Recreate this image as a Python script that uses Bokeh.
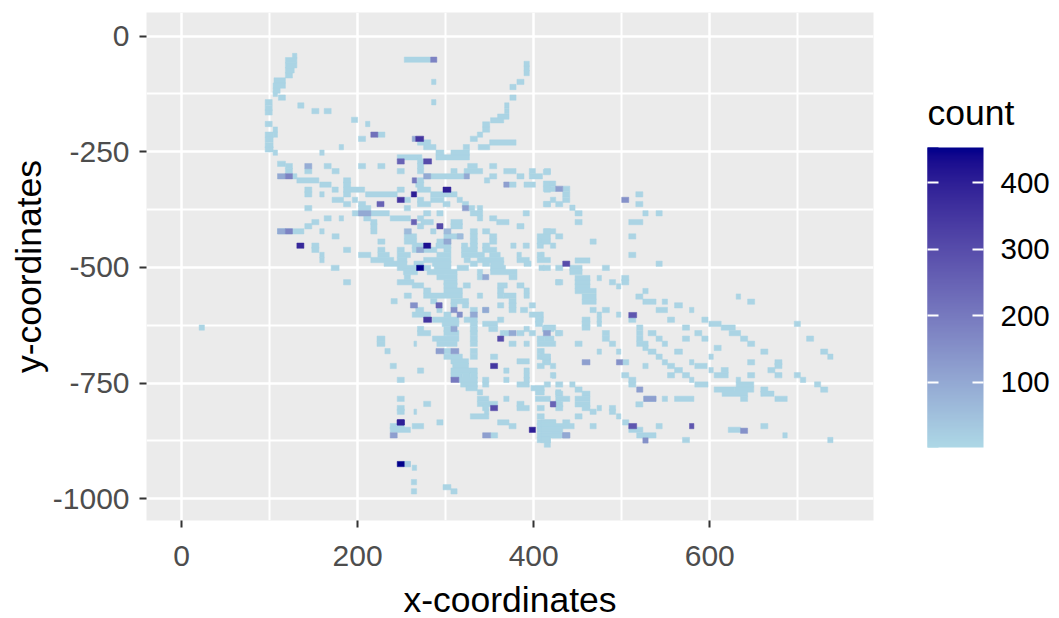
from bokeh.plotting import figure
from bokeh.models import ColumnDataSource, LinearColorMapper, ColorBar, FixedTicker, Range1d, Label
from bokeh.embed import file_html
from bokeh.resources import INLINE

x_ticks = [0, 200, 400, 600]
x_minor = [100, 300, 500, 700]
y_ticks = [0, -250, -500, -750, -1000]
y_minor = [-125, -375, -625, -875]
legend_ticks = [100, 200, 300, 400]
count_low, count_high = 1.5, 453
base_count = 12

# rows of pale cells: (y, [x0, x1, x0, x1, ...])
upper_rows = [
 (-43,[126,131]),(-52,[118,131]),(-63,[118,131]),(-74,[118,128]),(-85,[118,126]),(-96,[105,118]),(-107,[104,118]),
 (-118,[104,112]),(-125,[104,109]),(-133,[110,118,373,380]),(-143,[95,103,284,289]),(-150,[132,139,367,372]),
 (-155,[95,103]),(-162,[148,156,162,170,367,372]),(-165,[95,103]),(-174,[359,372]),(-181,[193,200]),
 (-182,[351,366]),(-190,[95,103,209,214]),(-191,[342,350]),(-202,[104,109,342,350]),
 (-213,[95,104,104,109,223,231,336,342]),(-222,[201,209,328,336]),(-224,[95,104]),(-230,[268,283,350,380]),
 (-236,[95,104]),(-240,[179,184,275,289,320,327,337,350]),(-245,[95,104]),(-252,[104,109,157,162,289,298,306,327]),
 (-262,[245,273,289,327]),(-271,[268,275]),(-60,[389,395]),(-70,[389,395]),(-80,[389,395]),(-99,[284,289,381,389]),
 (-110,[373,380]),(-51,[253,283]),
 (-276,[109,118]),(-281,[118,126,162,170,201,209,223,231,268,275,325,336,350,358]),
 (-292,[118,126,140,148,171,179,245,253,268,275,306,313,321,342,366,380,395,402,412,419]),
 (-294,[411,419]),(-303,[126,131,276,321,350,358,381,389,395,410]),(-312,[131,156,184,192,268,275,344,350]),
 (-319,[411,425]),(-321,[157,170,184,192,266,275,372,380,389,402,412,419]),
 (-330,[411,425,433,441]),(-332,[140,148,171,178,184,208,245,253,268,283,412,419]),
 (-342,[140,148,157,162,184,192,209,245,283,306,306,313,433,441,516,524]),
 (-354,[253,260,171,184,194,200,268,275,283,298,313,319,419,425,433,441]),
 (-363,[184,192,201,209,268,283,297,305,319,326,412,419,411,419,425,433,516,524]),
 (-371,[441,447]),(-372,[140,148,201,215,253,260,326,333,336,342]),
 (-383,[194,236,275,283,290,297,328,342,388,395,447,455,524,530,539,546]),
 (-394,[162,170,179,184,207,215,237,260,268,275,336,342,350,358]),
 (-402,[148,156,215,222,272,286,306,319,358,372,447,455,508,524]),
 (-411,[140,148,215,222,268,275,306,319,381,389]),
 (-422,[109,139,157,162,215,222,283,289,328,336,342,350,412,419,411,425]),
 (-433,[171,179,253,267,298,319,328,336,350,358,404,419,425,433,508,516]),
 (-444,[223,231,253,267,290,306,328,336,350,358,404,411,408,419,464,471]),
 (-453,[148,156,262,275,289,306,318,325,328,336,342,350,374,380,388,395,404,411,419,425]),
 (-462,[148,156,184,192,223,231,245,253,262,290,298,306,318,336,342,358]),
 (-473,[157,162,201,215,223,236,245,260,290,306,318,344,350,362,381,386,404,411,408,412,508,516]),
 (-484,[157,162,215,241,245,256,275,306,321,328,336,366,381,395,404,419]),
 (-485,[447,464]),(-492,[230,256,264,275,285,306,328,336,342,350,351,366,389,397,539,546]),
]
middle_rows = [
 (-501,[170,179,245,267,275,283,287,306,313,326,351,368,406,412,411,419,425,433,441,455,478,486]),
 (-510,[252,268,279,313,336,342,351,381,441,455]),
 (-521,[253,260,290,313,336,342,372,381]),(-523,[447,464,472,477,500,508]),
 (-532,[184,192,245,264,298,313,425,431,425,433,447,464,486,493,500,508]),
 (-539,[262,275,298,313,320,328,359,370,381,389]),(-541,[447,464,494,499]),
 (-550,[275,283,298,319,359,366,389,395]),(-551,[447,471,524,530]),
 (-561,[253,261,275,319,336,342,359,366,366,380,389,395]),(-563,[455,471,516,524,630,635]),
 (-573,[238,245,283,290,306,326,372,380]),(-574,[455,471,524,539,546,552,643,651]),
 (-582,[290,296,306,313,319,326,359,366,372,380,395,402,560,569]),
 (-592,[266,275,290,296,328,336,342,349,372,380,385,393,464,471,478,486,539,552,577,582]),
 (-602,[262,283,298,306,395,410,408,411,472,477,494,499]),
 (-613,[285,315,321,336,359,366,402,410,408,411,455,464,472,477,508,516,552,560,591,598]),
 (-622,[296,315,328,336,342,359,402,410,455,464,472,477,599,613,696,703]),
 (-630,[20,26,411,425,455,464,517,524,569,577,613,629]),
 (-633,[268,275,298,306,328,336,349,359,389,395,410,423]),
 (-642,[268,283,298,315,328,336,362,366,366,372,381,389,395,402,425,431,425,433,478,486,517,524,530,539,583,591,622,635]),
 (-654,[222,231,285,315,328,336,404,412,412,423,478,486,517,524,539,546,569,577,591,598,635,643,710,718]),
 (-665,[222,231,264,267,290,313,328,336,372,380,389,395,404,425,447,455,486,493,517,530,546,552,643,651]),
 (-674,[524,530,605,613]),(-681,[231,237,298,306,328,336,404,412]),
 (-682,[408,411,472,477,494,499,530,539,560,569,658,666,726,734]),
 (-693,[298,319,328,336,351,359,404,419,408,419,539,546,599,604,734,740]),
 (-703,[306,326,381,395,410,419]),(-705,[411,419,501,508,546,552,577,582,643,651,674,682]),
 (-713,[237,244,308,326,404,412,419,425,524,530,552,560,583,597,674,682]),
 (-722,[560,569,599,604,613,621,666,674]),
 (-723,[268,275,306,336,366,372,389,395]),
 (-733,[419,425,500,508,552,560,569,577,605,621,643,651,674,682,696,703]),
 (-734,[306,319,319,328,328,336,389,395,421,425]),
 (-743,[245,253,315,336,342,349,366,372,389,395,508,516,577,582,630,635,703,709]),
 (-753,[317,336,342,349,381,395,412,419,425,433,441,447,508,516,583,598,630,650,719,726]),
]
lower_rows = [
 (-761,[323,336,397,412]),(-764,[408,411,447,455,605,628,628,650,658,666,726,734]),
 (-770,[336,342,402,412,425,431]),(-773,[425,433,455,464,614,643,658,673]),
 (-784,[245,253,336,349,366,372,402,419,425,441,447,464,525,539,546,552,560,582,635,643,674,688]),
 (-795,[275,283,336,359,381,389,425,431]),(-796,[425,433,447,464,516,524]),
 (-804,[245,253,342,349,381,395,404,412,425,433,455,464,472,477,486,493]),
 (-812,[245,253,264,267,344,349,464,471,486,493]),
 (-822,[328,349,404,412,447,455,494,499]),
 (-835,[290,297,359,372,404,425,408,425,433,441,501,508]),
 (-843,[237,253,262,275,372,380,404,412,418,425,408,446,464,471,539,546,658,666]),
 (-851,[237,260,404,431,408,433,508,524,621,635]),
 (-863,[351,359,404,410,421,431,408,433,517,539,683,688]),
 (-873,[404,419,408,419,569,577,734,740]),(-883,[412,419]),
 (-925,[253,260]),(-933,[262,267]),(-964,[261,267]),(-975,[297,306]),(-984,[261,267,306,313]),
]

# individually darker cells
hot_x0 = [215,262,266,283,245,275,109,118,275,321,140,262,366,297,261,245,222,319,201,261,290,109,118,253,298,131,275,313,298,267,267,289,306,260,313,328,342,342,275,359,289,306,372,351,306,306,245,351,419,245,395,237,342,254,245,500,425,433,411,455,494,508,577,433,419,517,525,508,635,524,433]
hot_x1 = [223,266,275,290,253,284,118,126,283,327,148,267,372,306,267,253,230,326,215,267,297,118,126,261,306,139,283,320,306,275,275,296,313,268,319,336,349,349,284,366,298,313,380,359,315,315,253,359,425,253,402,245,351,260,253,508,433,441,419,464,501,517,582,441,425,524,539,517,643,530,441]
hot_y  = [-213,-222,-222,-51,-271,-271,-303,-303,-303,-303,-281,-312,-321,-332,-342,-354,-363,-372,-383,-402,-411,-422,-422,-422,-422,-453,-453,-433,-444,-501,-462,-582,-592,-582,-602,-602,-521,-592,-613,-654,-681,-633,-642,-713,-743,-681,-835,-804,-795,-925,-851,-863,-863,-925,-835,-354,-330,-492,-642,-705,-705,-603,-843,-863,-796,-764,-784,-843,-853,-874,-863]
hot_n  = [220,100,350,180,250,300,100,180,100,100,90,200,120,400,400,350,250,120,100,250,300,100,180,60,60,380,430,60,100,460,100,250,150,150,150,100,100,100,350,300,120,100,100,350,200,120,400,300,120,460,400,120,120,30,400,150,120,300,120,120,150,280,280,100,250,120,120,280,150,150,100]

pale = (173, 216, 230)
deep = (0, 0, 139)


def rgb_to_lab(rgb):
    lin = [(c / 255 / 12.92) if c / 255 <= 0.04045 else ((c / 255 + 0.055) / 1.055) ** 2.4 for c in rgb]
    x = (0.4124 * lin[0] + 0.3576 * lin[1] + 0.1805 * lin[2]) / 0.95047
    y = 0.2126 * lin[0] + 0.7152 * lin[1] + 0.0722 * lin[2]
    z = (0.0193 * lin[0] + 0.1192 * lin[1] + 0.9505 * lin[2]) / 1.08883
    f = lambda t: t ** (1 / 3) if t > 0.008856 else 7.787 * t + 16 / 116
    return 116 * f(y) - 16, 500 * (f(x) - f(y)), 200 * (f(y) - f(z))


def lab_to_hex(lab):
    fy = (lab[0] + 16) / 116
    fx, fz = fy + lab[1] / 500, fy - lab[2] / 200
    g = lambda t: t ** 3 if t ** 3 > 0.008856 else (t - 16 / 116) / 7.787
    x, y, z = 0.95047 * g(fx), g(fy), 1.08883 * g(fz)
    lin = (3.2406 * x - 1.5372 * y - 0.4986 * z, -0.9689 * x + 1.8758 * y + 0.0415 * z, 0.0557 * x - 0.2040 * y + 1.0570 * z)
    out = [12.92 * c if c <= 0.0031308 else 1.055 * max(c, 0) ** (1 / 2.4) - 0.055 for c in lin]
    return "#%02x%02x%02x" % tuple(min(255, max(0, round(c * 255))) for c in out)


lab_a, lab_b = rgb_to_lab(pale), rgb_to_lab(deep)
palette = [lab_to_hex([a + (b - a) * i / 255 for a, b in zip(lab_a, lab_b)]) for i in range(256)]
mapper = LinearColorMapper(palette=palette, low=count_low, high=count_high)

xl, xr, yy, nn = [], [], [], []
for rows in (upper_rows, middle_rows, lower_rows):
    for y, spans in rows:
        for a, b in zip(spans[0::2], spans[1::2]):
            xl.append(a); xr.append(b); yy.append(y); nn.append(base_count)
order = sorted(range(len(hot_n)), key=lambda i: hot_n[i])
xl += [hot_x0[i] for i in order]
xr += [hot_x1[i] for i in order]
yy += [hot_y[i] for i in order]
nn += [hot_n[i] for i in order]
half_h = 5.7
source = ColumnDataSource(dict(left=xl, right=xr, top=[v + half_h for v in yy], bottom=[v - half_h for v in yy], count=nn))

FONT = "Liberation Sans"
p = figure(width=1059, height=618, frame_width=727, frame_height=508, output_backend="svg", toolbar_location=None,
           x_range=Range1d(-39.8, 786), y_range=Range1d(-1047, 51),
           min_border_left=146, min_border_right=186, min_border_top=12, min_border_bottom=98)
p.background_fill_color = "#EBEBEB"
p.border_fill_color = "white"
p.outline_line_color = None
p.quad(left="left", right="right", top="top", bottom="bottom", source=source,
       fill_color={"field": "count", "transform": mapper}, line_color={"field": "count", "transform": mapper}, line_width=0.5)

p.xaxis.ticker = FixedTicker(ticks=x_ticks, minor_ticks=x_minor)
p.yaxis.ticker = FixedTicker(ticks=y_ticks, minor_ticks=y_minor)
p.xaxis.major_label_overrides = {t: str(t) for t in x_ticks}
p.yaxis.major_label_overrides = {t: str(t) for t in y_ticks}
p.xgrid.ticker = FixedTicker(ticks=x_ticks, minor_ticks=x_minor)
p.ygrid.ticker = FixedTicker(ticks=y_ticks, minor_ticks=y_minor)
for g in (p.xgrid[0], p.ygrid[0]):
    g.grid_line_color = "white"; g.grid_line_width = 2.5
    g.minor_grid_line_color = "white"; g.minor_grid_line_width = 2
for ax, label in ((p.xaxis[0], "x-coordinates"), (p.yaxis[0], "y-coordinates")):
    ax.axis_label = label
    ax.axis_label_text_font = FONT
    ax.axis_label_text_font_size = "35.5px"
    ax.axis_label_text_font_style = "normal"
    ax.axis_label_text_color = "black"
    ax.major_label_text_font = FONT
    ax.major_label_text_font_size = "30px"
    ax.major_label_text_color = "#4D4D4D"
    ax.axis_line_color = None
    ax.major_tick_line_color = "#333333"
    ax.major_tick_line_width = 2
    ax.major_tick_out = 7
    ax.major_tick_in = 0
    ax.minor_tick_line_color = None
p.xaxis[0].axis_label_standoff = 11
p.xaxis[0].major_label_standoff = 18
p.yaxis[0].axis_label_standoff = 1
p.yaxis[0].major_label_standoff = 10

legend_ticker = FixedTicker(ticks=legend_ticks)
bar = ColorBar(color_mapper=mapper, ticker=legend_ticker, width=56, height=300, padding=0, orientation="vertical",
               location=(781, 73),
               major_label_text_font=FONT, major_label_text_font_size="29.5px", major_label_text_color="black",
               major_tick_line_color="white", major_tick_line_width=2, major_tick_in=11, major_tick_out=0,
               minor_tick_line_color=None, bar_line_color=None, major_label_overrides={t: str(t) for t in legend_ticks},
               label_standoff=17, background_fill_color=None, border_line_color=None)
p.add_layout(bar, "center")
left_ticks = ColorBar(color_mapper=mapper, ticker=legend_ticker, width=11, height=300, padding=0, orientation="vertical",
                      location=(781, 73), major_label_text_color=None,
                      major_tick_line_color="white", major_tick_line_width=2, major_tick_in=11, major_tick_out=0,
                      minor_tick_line_color=None, bar_line_color=None, label_standoff=0,
                      background_fill_color=None, border_line_color=None)
p.add_layout(left_ticks, "center")
p.add_layout(Label(x=54, y=408, x_units="screen", y_units="screen", text="count", text_font=FONT, level="overlay",
                   text_font_size="35.5px", text_color="black", text_baseline="middle", text_align="left"), "right")

open("out.html", "w").write(file_html(p, INLINE))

Work instructions: Take the material above from its first line through the line holding "base_count = 12" and set it down exactly, without the pictures.

The reply:
Recreate this image as a Python script that uses Bokeh.
from bokeh.plotting import figure
from bokeh.models import ColumnDataSource, LinearColorMapper, ColorBar, FixedTicker, Range1d, Label
from bokeh.embed import file_html
from bokeh.resources import INLINE

x_ticks = [0, 200, 400, 600]
x_minor = [100, 300, 500, 700]
y_ticks = [0, -250, -500, -750, -1000]
y_minor = [-125, -375, -625, -875]
legend_ticks = [100, 200, 300, 400]
count_low, count_high = 1.5, 453
base_count = 12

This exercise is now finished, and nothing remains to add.